Sanders recalled watching his uncle, Lee Peterson, doing the daily service to his carbide lamp. “He would take it apart and load carbide granules in the bottom compartment then put water in the top compartment. He would adjust the drip of the water into the lower chamber that made acetylene gas then ignite the gas with a whisk of the flint wheel on the reflector plate. At one time Uncle Lee operated a truck mine at Shea’s Fork in McRoberts and he gave me a job of making clay dummies used for tamping the dynamite they used to blast the coal. The coal was hand loaded with shovels and taken outside with mules pulling a car on a track. I was about 12 years old and he showed me how to roll a page of newspaper into a cylinder and crimp the end then dig clay dirt under my home to fill the cylinder good and tight then crimp the other end. Each week he would bring me another stack of newspapers and a box to be filled. He paid me a penny each and that was the most money I had ever earned. Even as a kid I felt that I had a pretty good knowledge of how coal was mined and I was fascinated with every aspect of mining but I had no thoughts of ever becoming a coal miner — it is strange how life takes many twist and turns.

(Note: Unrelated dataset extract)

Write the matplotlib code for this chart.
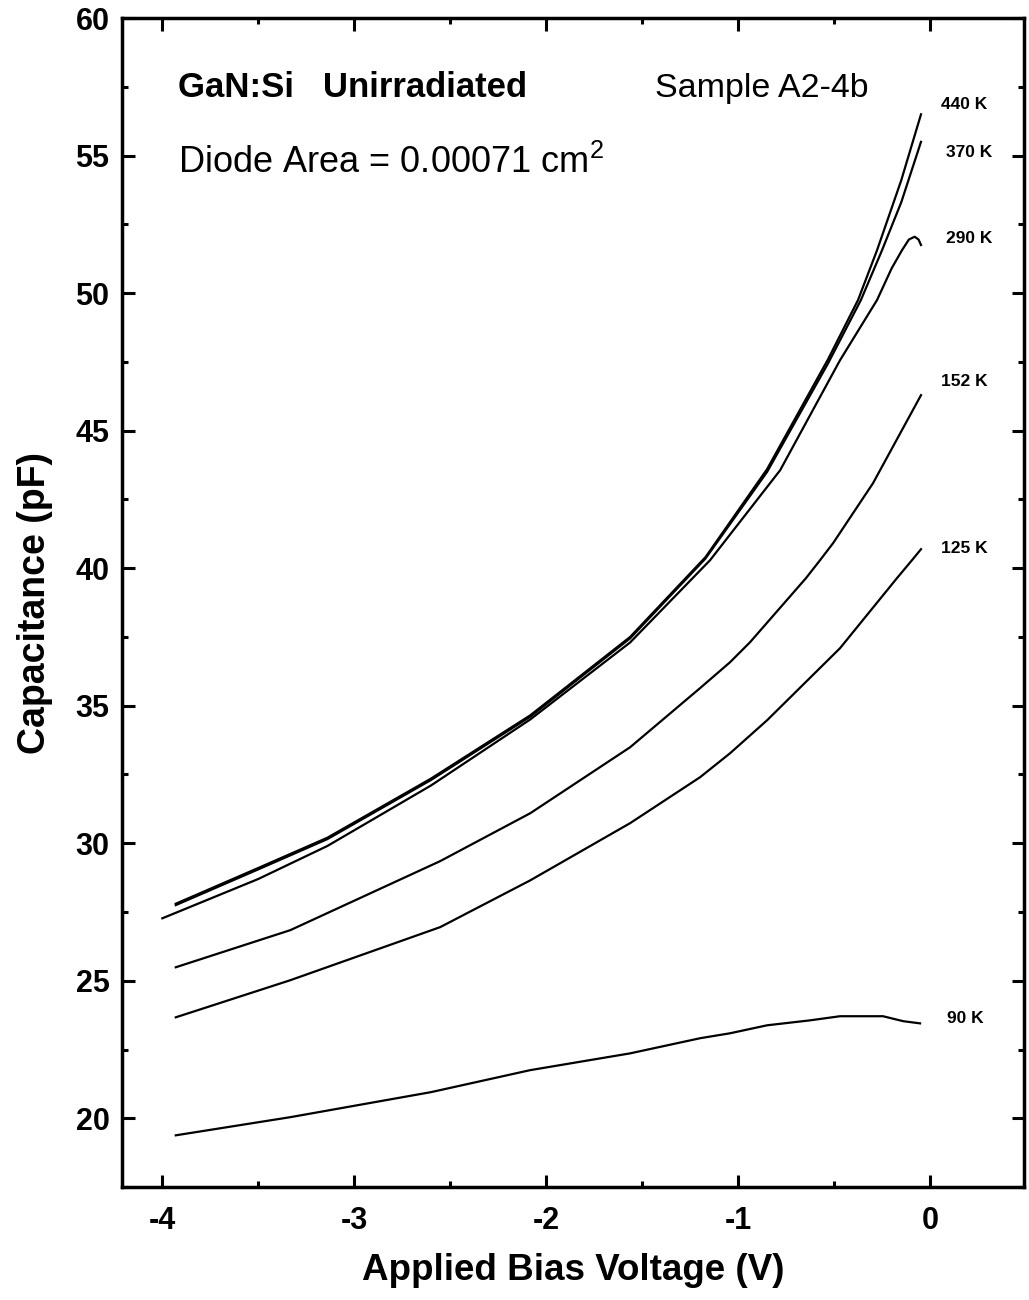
import numpy as np
import matplotlib.pyplot as plt
from matplotlib.ticker import MultipleLocator

plt.rcParams['font.family'] = ['Liberation Sans', 'DejaVu Sans']
plt.rcParams['axes.unicode_minus'] = False

# Capacitance vs bias
v_440 = [-3.93, -3.5, -3.14, -2.6, -2.083, -1.5625, -1.17, -0.849, -0.531, -0.375, -0.276, -0.15, -0.047]
c_440 = [27.8, 29.1, 30.2, 32.35, 34.65, 37.5, 40.4, 43.6, 47.6, 49.75, 51.56, 54.1, 56.5]

v_370 = [-3.93, -3.5, -3.14, -2.6, -2.083, -1.5625, -1.17, -0.849, -0.531, -0.36, -0.25, -0.15, -0.047]
c_370 = [27.75, 29.05, 30.15, 32.3, 34.6, 37.45, 40.35, 43.5, 47.45, 49.75, 51.56, 53.3, 55.5]

v_290 = [-4.0, -3.5, -3.14, -2.6, -2.083, -1.5625, -1.146, -0.781, -0.469, -0.276, -0.2, -0.146, -0.11, -0.08, -0.06, -0.047]
c_290 = [27.27, 28.7, 29.9, 32.1, 34.5, 37.3, 40.29, 43.56, 47.56, 49.75, 50.9, 51.56, 51.95, 52.05, 51.95, 51.75]

v_152 = [-3.93, -3.333, -2.552, -2.083, -1.5625, -1.198, -1.042, -0.9375, -0.646, -0.573, -0.505, -0.297, -0.047]
c_152 = [25.49, 26.84, 29.35, 31.09, 33.49, 35.64, 36.58, 37.31, 39.64, 40.29, 40.91, 43.09, 46.29]

v_125 = [-3.93, -3.333, -2.552, -2.083, -1.5625, -1.198, -1.042, -0.849, -0.469, -0.172, -0.094, -0.047]
c_125 = [23.67, 25.02, 26.95, 28.65, 30.73, 32.4, 33.27, 34.47, 37.09, 39.64, 40.29, 40.69]

v_90 = [-3.93, -3.333, -2.6, -2.083, -1.5625, -1.198, -1.042, -0.849, -0.625, -0.469, -0.245, -0.14, -0.052]
c_90 = [19.38, 20.04, 20.95, 21.75, 22.36, 22.91, 23.09, 23.38, 23.56, 23.71, 23.71, 23.53, 23.45]

curve_labels = ['440 K', '370 K', '290 K', '152 K', '125 K', '90 K']
label_x = [0.057, 0.083, 0.083, 0.057, 0.057, 0.09]
label_y = [56.84, 55.13, 52.0, 46.8, 40.73, 23.64]

fig = plt.figure(figsize=(10.29, 13), dpi=100)
ax = fig.add_axes([0.1186, 0.0869, 0.8766, 0.8992])

for v, c in [(v_440, c_440), (v_370, c_370), (v_290, c_290),
             (v_152, c_152), (v_125, c_125), (v_90, c_90)]:
    ax.plot(v, c, color='black', linewidth=1.6)

for lab, lx, ly in zip(curve_labels, label_x, label_y):
    ax.text(lx, ly, lab, fontsize=12.5, fontweight='bold', va='center', ha='left')

ax.text(-3.917, 57.13, 'GaN:Si   Unirradiated', fontsize=25, fontweight='bold')
ax.text(-3.917, 54.36, r'Diode Area = 0.00071 cm$^{\mathregular{2}}$', fontsize=26)
ax.text(-1.432, 57.14, 'Sample A2-4b', fontsize=24.5)

ax.set_xlim(-4.21, 0.49)
ax.set_ylim(17.5, 60)
ax.xaxis.set_major_locator(MultipleLocator(1))
ax.xaxis.set_minor_locator(MultipleLocator(0.5))
ax.yaxis.set_major_locator(MultipleLocator(5))
ax.yaxis.set_minor_locator(MultipleLocator(2.5))

ax.tick_params(which='both', direction='in', top=True, right=True, width=2.2)
ax.tick_params(which='major', length=9)
ax.tick_params(which='minor', length=4.5)
ax.tick_params(axis='x', which='major', pad=14, labelsize=22)
ax.tick_params(axis='y', which='major', pad=9, labelsize=22)
for lbl in ax.get_xticklabels() + ax.get_yticklabels():
    lbl.set_fontweight('bold')

for s in ax.spines.values():
    s.set_linewidth(2.5)

ax.set_xlabel('Applied Bias Voltage (V)', fontsize=26.5, fontweight='bold', labelpad=12)
ax.set_ylabel('Capacitance (pF)', fontsize=27, fontweight='bold', labelpad=16)

plt.savefig('out.png', dpi=100)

“When my Uncle Lee retired sometime in the early 1980s after working 40 years in the small mines and the big Consolidation Coal Company mines and later the Beth-Elkhorn mines he sat down and reminisced about his career. He started writing and came up with a list of more than 50 coal miners he had known in his lifetime who had been killed in coal mining accidents. There is documentation of nearly 500 coal miners in Letcher County who were killed in coal mining accidents. Growing up in a coal mining community too often there was news that another coal miner had been killed. Typically, the widow had to continue raising her young family with a welfare check,” he recalled.
Sanders was graduated from Jenkins High School in 1959 at the age of 17. “A month later I was working in a factory in Cleveland, Ohio. Six months later when I became 18, I registered for the draft. By that time I was having second thoughts about life in the big city. The money was good but it was not home. My roots in the mountains of eastern Kentucky ran deep. A few months later I met with an Army recruiter and in April I was at Fort Dix, New Jersey and by mid-summer I was at Fort Gordon, Georgia. Shortly before I turned age 19, I was at an Army base near Harrogate, England. I remember my first night there recalling the events that had occurred during the past year. I looked up at the moon and tried to figure out where I was relative to my home in Kentucky. I was 5,000 miles from home; I felt like I was on the other side of the world. It would be another 2½ years before I would return to my home in McRoberts,” he recalled.
“I got back home in the spring of 1963 and I had no direction. I knew that the big city life was not for me and I had had enough of the military life. Then fate intervened; I got an opportunity to work in a coal mine for Beth-Elkhorn Corporation. At Mine 24 they utilized conventional mining technique by undercutting the coal and blasting it with dynamite. A loading machine was used to load the coal into a shuttle car which hauled it to the belt conveyor that took the coal to the outside. The dynamite was made from sawdust and nitroglycerine. The air was filled with smoke almost all day and after I had breathed it a while I got sick and vomited. I remember thinking, ‘are you sure you want to become a coal miner?’ but I knew it was a great opportunity so I stayed with it even though I got a headache from breathing the smoke every day,” Sanders recalled.
“After a couple years Eileen and I got married; she had completed two years of college at Midway Junior College and enrolled at Pikeville College to continue her education toward obtaining a teacher’s degree. Each day she would go to college and I continued working in the coal mine. We then pulled up roots and moved to Lexington. I learned right away that jobs in Lexington didn’t pay nearly as good as union coal mine wages,” Sanders remembered. “After obtaining her degree in elementary education she taught school at Johnson Elementary for four years and I continued working various jobs. We probably could have made a decent living there but it wasn’t home. The hills of eastern Kentucky were calling me, so in 1971 we moved back to McRoberts where both of our families lived. I hired in again with Beth-Elkhorn Corporation at Mine 26. It was a new mine that had been in operation only about five years but two men had already been killed there in mining accidents. I remember thinking, ‘are you sure you want to start coal mining again?’ but I stayed with it.”
In his 25-year mining career Sanders said that he had worked several different coal mines and mining ventures. He was often emotional as he shared his memories of having known several coal miners who had been killed in accidents. He shared his recollections of the time he was superintendent at a small mine in Pike County that was so dangerous that he ‘Dangered Off ’ every working place in the mine and quit. The owner continued trying to hire men to work there. They might work a day or two and quit. The conditions deteriorated so fast that he was unable to retrieve the equipment. The equipment is still buried there today.
Sanders said that when he was 50 years old he knew that he needed to make a change in his career. “I was fortunate to get a job as a federal coal mine inspector where I worked for 15 years to finish my mining career but that is another story,” he said with a smile. “If you invite me back to your meeting again I will share that memory with you.”
Sanders and his wife, Eileen, are both retired and live in Jenkins.